B-Trees: The Data Structure That Runs The World
Every time you query a database, open a file, or search for anything on disk—you're using a B-tree. Or more likely, its refined cousin, the B+ tree. This isn't some academic curiosity. This is the backbone of modern computing infrastructure.
What You Just Saw
Play with the visualizer. Insert 20-30 values. Watch what happens:
- BST depth: Grows linearly with data (worst case: N levels for N items)
- B-tree depth: Grows logarithmically with a much larger base
With the same 30 values, your BST might be 10+ levels deep. Your B-tree (order 3)? 2-3 levels. Each level is a disk read. This is the entire point.
What Is a B-Tree?
A B-tree is a self-balancing tree data structure that maintains sorted data and allows searches, sequential access, insertions, and deletions in O(log n) time. It was invented in 1970 by Rudolf Bayer and Edward McCreight while working at Boeing Research Labs.
The key insight: disk I/O is the bottleneck, not CPU cycles. A B-tree is specifically designed to minimize the number of disk reads by:
- Keeping many keys in each node (high fanout)
- Ensuring the tree stays balanced (all leaves at same depth)
- Sizing nodes to match disk block/page sizes
Why B-Trees Are Superior
| Operation | B-Tree | Binary Search Tree | Hash Table |
|---|---|---|---|
| Search | O(log n) |
O(log n) to O(n) |
O(1) avg |
| Insert | O(log n) |
O(log n) to O(n) |
O(1) avg |
| Delete | O(log n) |
O(log n) to O(n) |
O(1) avg |
| Range Query | O(log n + k) |
O(log n + k) |
O(n) 💀 |
| Disk I/O per op | ~3-4 reads | O(log n) reads |
Unpredictable |
"But hash tables are O(1)!" Sure. In RAM. Now try doing a range query. Try ordering results. Try persisting to disk efficiently. Hash tables fall apart the moment you need anything beyond point lookups.
B+ Tree — The Refined Sibling
The B+ tree is the variant that every serious database uses: MySQL/InnoDB, PostgreSQL, SQLite, Oracle, SQL Server, MongoDB (for indexes). Why?
- All data lives in leaves. Internal nodes are pure index. More keys per internal node = shallower tree = fewer disk reads.
- Leaves are linked. Range queries become sequential scans.
SELECT * WHERE price BETWEEN 10 AND 100? Find first match, follow the chain. Trivial. - Better cache utilization. Internal nodes fit better in memory. Leaves can be streamed.
The Numbers That Matter
A B+ tree with order 100 (100 children per node) storing 1 billion keys:
- Tree depth: 5 levels
- Disk reads per search: 5 (often 3-4 with caching)
- Compare to binary tree: 30 levels, 30 disk reads
This is why databases are fast. This is why your SSD doesn't melt. The math works.
The Reality Check
B-trees were invented in 1970. Fifty-five years later, they're still the optimal choice for disk-based indexing. Think about that.

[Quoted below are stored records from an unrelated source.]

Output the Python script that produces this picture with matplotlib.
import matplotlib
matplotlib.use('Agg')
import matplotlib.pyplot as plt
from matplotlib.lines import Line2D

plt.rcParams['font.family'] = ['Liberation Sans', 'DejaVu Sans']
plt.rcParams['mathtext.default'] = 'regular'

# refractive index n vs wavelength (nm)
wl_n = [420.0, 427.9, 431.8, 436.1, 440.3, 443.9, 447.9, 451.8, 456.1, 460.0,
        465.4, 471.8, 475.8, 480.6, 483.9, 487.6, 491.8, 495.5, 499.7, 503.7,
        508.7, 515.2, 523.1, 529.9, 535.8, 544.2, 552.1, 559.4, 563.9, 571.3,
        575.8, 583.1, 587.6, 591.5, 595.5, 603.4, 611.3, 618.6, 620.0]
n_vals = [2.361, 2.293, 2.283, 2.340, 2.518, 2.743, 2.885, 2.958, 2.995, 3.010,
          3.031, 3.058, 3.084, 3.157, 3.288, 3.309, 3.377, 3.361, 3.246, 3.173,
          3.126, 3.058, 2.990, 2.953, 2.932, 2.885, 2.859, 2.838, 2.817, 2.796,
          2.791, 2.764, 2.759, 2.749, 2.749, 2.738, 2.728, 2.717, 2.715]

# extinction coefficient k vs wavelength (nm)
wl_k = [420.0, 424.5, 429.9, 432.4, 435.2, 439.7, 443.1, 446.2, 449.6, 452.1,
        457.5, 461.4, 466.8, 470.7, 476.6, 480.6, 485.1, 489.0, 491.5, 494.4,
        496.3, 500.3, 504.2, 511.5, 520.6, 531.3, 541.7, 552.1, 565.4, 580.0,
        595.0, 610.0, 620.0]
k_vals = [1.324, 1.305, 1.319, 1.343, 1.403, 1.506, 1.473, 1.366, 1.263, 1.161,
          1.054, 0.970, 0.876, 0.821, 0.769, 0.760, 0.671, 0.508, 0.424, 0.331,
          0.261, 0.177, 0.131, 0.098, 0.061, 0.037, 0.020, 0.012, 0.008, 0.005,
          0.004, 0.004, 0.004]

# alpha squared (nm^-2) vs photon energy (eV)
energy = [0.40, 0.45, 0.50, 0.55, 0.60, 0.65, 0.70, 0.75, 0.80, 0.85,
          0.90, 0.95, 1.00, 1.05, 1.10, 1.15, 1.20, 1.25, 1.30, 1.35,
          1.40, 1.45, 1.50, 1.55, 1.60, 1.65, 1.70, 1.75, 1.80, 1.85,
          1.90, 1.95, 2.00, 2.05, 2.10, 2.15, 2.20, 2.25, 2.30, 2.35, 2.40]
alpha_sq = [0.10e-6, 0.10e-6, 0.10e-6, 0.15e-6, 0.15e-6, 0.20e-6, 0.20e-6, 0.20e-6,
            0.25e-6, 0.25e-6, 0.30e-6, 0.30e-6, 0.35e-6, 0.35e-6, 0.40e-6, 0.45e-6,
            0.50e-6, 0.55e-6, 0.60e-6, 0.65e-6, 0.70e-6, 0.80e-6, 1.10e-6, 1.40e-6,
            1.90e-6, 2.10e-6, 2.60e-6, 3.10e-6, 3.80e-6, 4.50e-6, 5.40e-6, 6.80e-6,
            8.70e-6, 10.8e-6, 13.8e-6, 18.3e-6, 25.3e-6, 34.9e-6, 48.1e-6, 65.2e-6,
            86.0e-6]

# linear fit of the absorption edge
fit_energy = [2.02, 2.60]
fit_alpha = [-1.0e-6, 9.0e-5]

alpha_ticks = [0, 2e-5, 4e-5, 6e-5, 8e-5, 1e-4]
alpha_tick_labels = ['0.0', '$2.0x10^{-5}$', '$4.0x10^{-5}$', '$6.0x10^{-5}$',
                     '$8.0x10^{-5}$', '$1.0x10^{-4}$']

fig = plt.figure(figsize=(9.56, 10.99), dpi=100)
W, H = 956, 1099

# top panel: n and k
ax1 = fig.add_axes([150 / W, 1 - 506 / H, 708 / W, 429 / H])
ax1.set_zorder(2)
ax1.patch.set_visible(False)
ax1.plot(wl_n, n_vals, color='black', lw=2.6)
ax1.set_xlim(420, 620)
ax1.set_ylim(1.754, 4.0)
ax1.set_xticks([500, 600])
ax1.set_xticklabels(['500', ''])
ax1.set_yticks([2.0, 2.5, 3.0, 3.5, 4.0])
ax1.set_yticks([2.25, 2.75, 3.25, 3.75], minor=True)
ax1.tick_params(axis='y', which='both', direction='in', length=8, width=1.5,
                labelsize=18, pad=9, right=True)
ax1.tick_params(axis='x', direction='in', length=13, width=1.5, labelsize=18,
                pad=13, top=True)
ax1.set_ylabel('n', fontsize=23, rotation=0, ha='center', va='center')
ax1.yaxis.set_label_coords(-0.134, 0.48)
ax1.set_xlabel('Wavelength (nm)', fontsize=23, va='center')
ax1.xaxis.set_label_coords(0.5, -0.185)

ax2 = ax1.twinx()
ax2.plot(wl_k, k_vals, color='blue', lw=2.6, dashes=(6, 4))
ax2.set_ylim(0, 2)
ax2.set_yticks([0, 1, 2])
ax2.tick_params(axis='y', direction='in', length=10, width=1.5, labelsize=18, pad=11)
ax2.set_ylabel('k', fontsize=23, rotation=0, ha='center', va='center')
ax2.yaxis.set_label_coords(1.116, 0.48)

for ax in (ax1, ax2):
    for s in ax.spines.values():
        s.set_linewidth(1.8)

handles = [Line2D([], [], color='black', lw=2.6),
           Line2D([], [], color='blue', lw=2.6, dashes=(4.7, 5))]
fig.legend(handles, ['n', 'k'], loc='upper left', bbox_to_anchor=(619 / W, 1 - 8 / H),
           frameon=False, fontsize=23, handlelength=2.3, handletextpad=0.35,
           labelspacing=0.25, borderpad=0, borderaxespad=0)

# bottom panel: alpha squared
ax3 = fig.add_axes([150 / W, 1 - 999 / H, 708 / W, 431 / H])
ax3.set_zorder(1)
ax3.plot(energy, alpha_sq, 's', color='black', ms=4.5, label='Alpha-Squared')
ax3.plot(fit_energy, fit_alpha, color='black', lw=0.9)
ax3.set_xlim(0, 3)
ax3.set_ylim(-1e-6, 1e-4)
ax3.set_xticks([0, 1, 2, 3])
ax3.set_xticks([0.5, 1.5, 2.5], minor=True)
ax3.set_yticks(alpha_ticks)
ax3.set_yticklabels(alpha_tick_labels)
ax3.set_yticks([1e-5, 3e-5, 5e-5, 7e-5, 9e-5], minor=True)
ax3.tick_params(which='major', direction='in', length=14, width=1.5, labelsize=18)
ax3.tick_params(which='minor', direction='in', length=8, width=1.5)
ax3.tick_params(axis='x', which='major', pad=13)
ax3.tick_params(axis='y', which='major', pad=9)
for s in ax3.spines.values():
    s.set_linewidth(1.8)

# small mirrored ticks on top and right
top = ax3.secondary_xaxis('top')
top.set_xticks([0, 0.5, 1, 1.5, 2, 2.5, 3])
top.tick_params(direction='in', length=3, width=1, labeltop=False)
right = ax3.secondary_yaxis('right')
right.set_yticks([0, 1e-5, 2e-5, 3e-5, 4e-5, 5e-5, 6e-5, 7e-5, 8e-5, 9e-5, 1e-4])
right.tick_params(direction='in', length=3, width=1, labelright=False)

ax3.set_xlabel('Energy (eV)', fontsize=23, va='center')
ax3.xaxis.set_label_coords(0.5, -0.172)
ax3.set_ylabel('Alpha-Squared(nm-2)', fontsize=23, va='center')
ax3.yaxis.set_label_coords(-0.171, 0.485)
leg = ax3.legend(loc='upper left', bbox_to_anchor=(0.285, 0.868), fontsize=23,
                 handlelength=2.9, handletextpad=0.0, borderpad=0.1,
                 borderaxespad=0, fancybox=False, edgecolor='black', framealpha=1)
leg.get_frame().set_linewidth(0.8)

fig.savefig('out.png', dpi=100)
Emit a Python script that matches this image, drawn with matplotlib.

If you can invent something genuinely better for general-purpose disk-based indexing, you will:
- Become extremely wealthy
- Have your name in CS textbooks for the next century
- Change how every database on Earth works
You won't. Smarter people have tried. The constraints of disk I/O physics haven't changed. B-trees are the local maximum, and it's a very high peak.
Why Your Coworkers Don't Get It
CS fundamentals are dying. Bootcamps don't teach data structures beyond arrays and hashmaps. Universities are cutting systems programming courses. The result:
- Developers who think
Array.filter()is efficient for large datasets - "Just use MongoDB" without understanding what indexes actually do
- People who've never profiled an I/O-bound workload
- The belief that RAM is infinite and SSDs are magic
The Bottom Line
B-trees aren't sexy. They don't have a JavaScript framework. You can't put them on your LinkedIn skills. But every piece of software that stores and retrieves data at scale—databases, filesystems, search engines, version control—uses them or a close variant.
If you work with data and you don't understand B-trees, you're building on foundations you don't comprehend. That's not engineering. That's faith-based development.
Play with the visualizer. Watch the depth difference. Then go look at your database query plans with new eyes.